As I reported in my previous column, I was recently invited to attend the first SpacE FPGA User Workshop, or SEFUW for short. This was held at the European Space Agency's ESTEC site in Noordwijk, Holland.
The workshop involved the ESA (European Space Agency) and the major FPGA manufacturers of space-grade devices. Also attending were industrial and academic partners working with FPGAs in space or working toward enabling FPGAs to be used in space.
The event was split into two days -- the first covering European FPGAs and the second focusing on non-European devices. Both days involved presentations from manufacturers on roadmaps for their devices and presentations from actual users reporting on their experiences with the devices.
Day two of the workshop was dedicated to non-European FPGAs, which meant that the focus was upon Microsemi and Xilinx. It is these FPGAs -- especially the ones from Microsemi -- that have a significant heritage in space and are used in a large number of space-related designs.
In August 2012, the Curiosity rover landed on Mars.
The first presenter of the day was from Microsemi. This speaker started by addressing the existing RTSX-S/SU and RTAX-S/SL/DSP families, with which most people present were familiar. These are radiation-tolerant antifuse-based FPGAs that feature radiation-hard flip-flops, thereby removing the need for user TMR (triple modular redundancy) in most applications. (TMR refers to using three copies of a functional element or system and then voting to determine the result.)

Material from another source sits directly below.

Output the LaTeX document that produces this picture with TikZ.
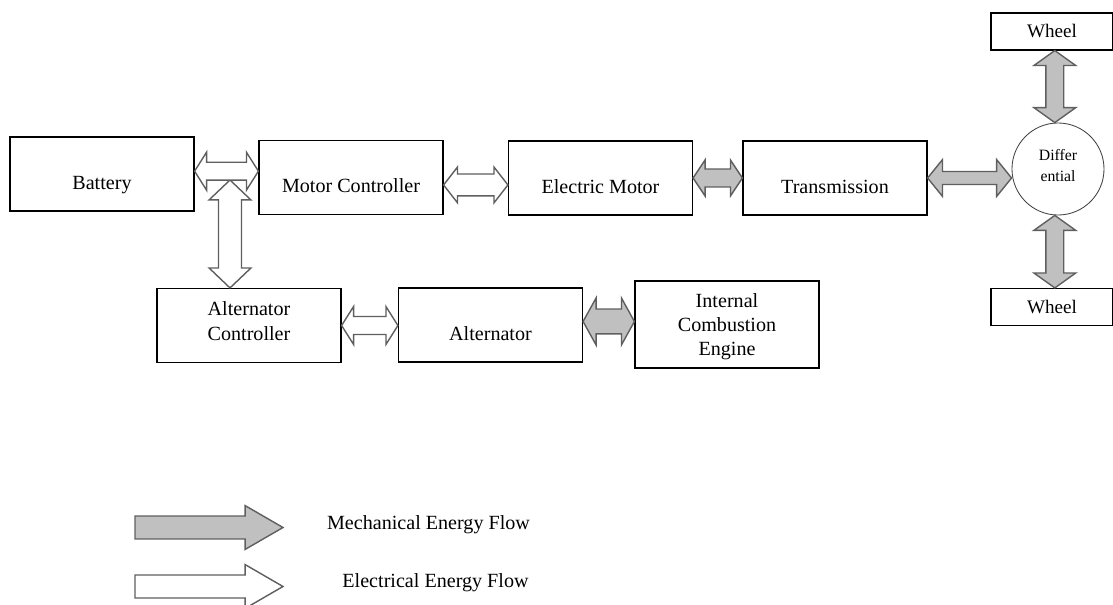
\documentclass[tikz,border=0pt]{standalone}
\usepackage{fontspec}
\setmainfont{Liberation Serif}
\usetikzlibrary{calc}
\definecolor{mechgray}{RGB}{192,192,192}
\definecolor{flowedge}{RGB}{95,95,95}

% one pixel of the layout grid
\newcommand{\pxu}{0.7087pt}

% double headed flow arrow: style, from, to, head length, head half width, shaft half width
\newcommand{\flowarrow}[6]{%
  \draw[#1] (#2)
    -- ($(#2)!#4*\pxu!(#3)!#5*\pxu!90:(#3)$)
    -- ($(#2)!#4*\pxu!(#3)!#6*\pxu!90:(#3)$)
    -- ($(#3)!#4*\pxu!(#2)!#6*\pxu!-90:(#2)$)
    -- ($(#3)!#4*\pxu!(#2)!#5*\pxu!-90:(#2)$)
    -- (#3)
    -- ($(#3)!#4*\pxu!(#2)!#5*\pxu!90:(#2)$)
    -- ($(#3)!#4*\pxu!(#2)!#6*\pxu!90:(#2)$)
    -- ($(#2)!#4*\pxu!(#3)!#6*\pxu!-90:(#3)$)
    -- ($(#2)!#4*\pxu!(#3)!#5*\pxu!-90:(#3)$)
    -- cycle;}

% single headed legend arrow: style, tail, tip
\newcommand{\legendarrow}[3]{%
  \draw[#1] ($(#2)!11.5*\pxu!90:(#3)$)
    -- ($(#3)!38*\pxu!(#2)!11.5*\pxu!-90:(#2)$)
    -- ($(#3)!38*\pxu!(#2)!22*\pxu!-90:(#2)$)
    -- (#3)
    -- ($(#3)!38*\pxu!(#2)!22*\pxu!90:(#2)$)
    -- ($(#3)!38*\pxu!(#2)!11.5*\pxu!90:(#2)$)
    -- ($(#2)!11.5*\pxu!-90:(#3)$)
    -- cycle;}

\tikzset{
  block/.style={draw=black, line width=0.8pt, minimum width=4.6cm, minimum height=1.85cm, align=center, inner sep=0pt},
  lowtext/.style={text height=22pt, text depth=0pt},
  wheelbox/.style={draw=black, line width=0.8pt, minimum width=3.05cm, minimum height=0.925cm, inner sep=0pt, font=\fontsize{13.6}{16}\selectfont},
  diffcircle/.style={draw=black!75, line width=0.6pt, circle, minimum size=2.3cm, inner sep=0pt, align=center, text depth=5.6pt, font=\fontsize{11.2}{15}\selectfont},
  mechflow/.style={draw=flowedge, fill=mechgray, line width=1pt},
  elecflow/.style={draw=flowedge, fill=white, line width=1pt},
}

\begin{document}
\begin{tikzpicture}[x=0.025cm, y=-0.025cm, font=\fontsize{14.3}{17.4}\selectfont]
    \useasboundingbox (0,0) rectangle (1113,605);

    % Top row
    \node[block, lowtext] (battery) at (102,174) {Battery};
    \node[block, lowtext] (mc) at (351,177.5) {Motor Controller};
    \node[block, lowtext] (em) at (600.5,178) {Electric Motor};
    \node[block, lowtext] (trans) at (835,178) {Transmission};

    % Differential and wheels
    \node[diffcircle] (diff) at (1058,169) {Differ\\ential};
    \node[wheelbox] (wheel1) at (1052,31.5) {Wheel};
    \node[wheelbox] (wheel2) at (1052,307) {Wheel};

    % Bottom row
    \node[block, text depth=6.4pt] (ac) at (249,325.5) {Alternator\\Controller};
    \node[block, lowtext] (alt) at (490.5,325) {Alternator};
    \node[block, minimum height=2.175cm, text depth=0pt] (ice) at (727,324.5) {Internal\\Combustion\\Engine};

    % Arrow end points
    \coordinate (batR) at ([yshift=2pt]battery.east);
    \coordinate (mcL) at (batR -| mc.west);
    \coordinate (bjn) at (230,180);
    \coordinate (acT) at (bjn |- ac.north);
    \coordinate (mcR) at ([yshift=-5.3pt]mc.east);
    \coordinate (emL) at (mcR -| em.west);
    \coordinate (emR) at (em.east);
    \coordinate (trL) at (emR -| trans.west);
    \coordinate (trR) at (trans.east);
    \coordinate (dfL) at (trR -| diff.west);
    \coordinate (whT) at ([xshift=2pt]wheel1.south);
    \coordinate (dfT) at (whT |- diff.north);
    \coordinate (whB) at ([xshift=2pt]wheel2.north);
    \coordinate (dfB) at (whB |- diff.south);
    \coordinate (acR) at (ac.east);
    \coordinate (altL) at (acR -| alt.west);
    \coordinate (altR) at ([yshift=2.5pt]alt.east);
    \coordinate (iceL) at (altR -| ice.west);

    % Electrical flows
    \flowarrow{elecflow}{bjn}{acT}{20}{21}{11.5}
    \flowarrow{elecflow}{batR}{mcL}{12}{19}{9}
    \flowarrow{elecflow}{mcR}{emL}{14}{18}{11}
    \flowarrow{elecflow}{acR}{altL}{12}{19}{9}

    % Mechanical flows
    \flowarrow{mechflow}{emR}{trL}{12}{18}{9}
    \flowarrow{mechflow}{trR}{dfL}{15}{18.5}{6.5}
    \flowarrow{mechflow}{whT}{dfT}{15}{21}{9}
    \flowarrow{mechflow}{dfB}{whB}{15}{21}{9}
    \flowarrow{mechflow}{altR}{iceL}{13}{23.5}{12.5}

    % Legend
    \coordinate (mechA) at (135,527.5);
    \coordinate (mechB) at (283,527.5);
    \coordinate (elecA) at (135,586.5);
    \coordinate (elecB) at (283,586.5);
    \legendarrow{mechflow}{mechA}{mechB}
    \legendarrow{elecflow}{elecA}{elecB}
    \node (mechlabel) at (428.5,525) {Mechanical Energy Flow};
    \node (eleclabel) at (435.5,583) {Electrical Energy Flow};

\end{tikzpicture}
\end{document}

As the RTSU is the smaller and older of the two families of devices, questions were asked about their suitability for use in new designs. It was confirmed that these devices would be available for a number of years to come as the silicon manufacturer still supports the 250nm process node.
Focus then shifted to the newer RTAX-DSP and RT Pro ASIC3 devices. The RTAX-DSP is a modification to the RTAX2000 and an RTAX4000, which removes a small number of flip-flops and replaces them with radiation-hard multiply accumulate blocks (64 in the RTAX2000D and 120 in the RTAX4000D). It seems that at least two customers are currently designing the RTAX2000D into their projects, although these products have yet to launch and gain the all-important heritage. The RTAX-DSP devices also have been subjected to modifications to the registers to harden them against Single Event Transients (SETs), thereby allowing high-speed shift registers to have better radiation performance than can be achieved with the traditional RTAX devices.
The RT Pro ASIC 3 was the subject of much discussion as -- being Flash-based -- it allows the design to be changed all the way up to launch. This obviously has several benefits, including the fact that it is expensive to program additional OTP (one-time programmable) devices, and the fact that there is risk of damaging the PCB when an OTP component is removed and refitted. While in-flight reconfiguration is theoretically possible, Microsemi does not recommend this at this time as the programming circuitry is still being validated. It is hoped that this device will achieve full QML-Q qualification in early 2013, having already achieved MIL883B.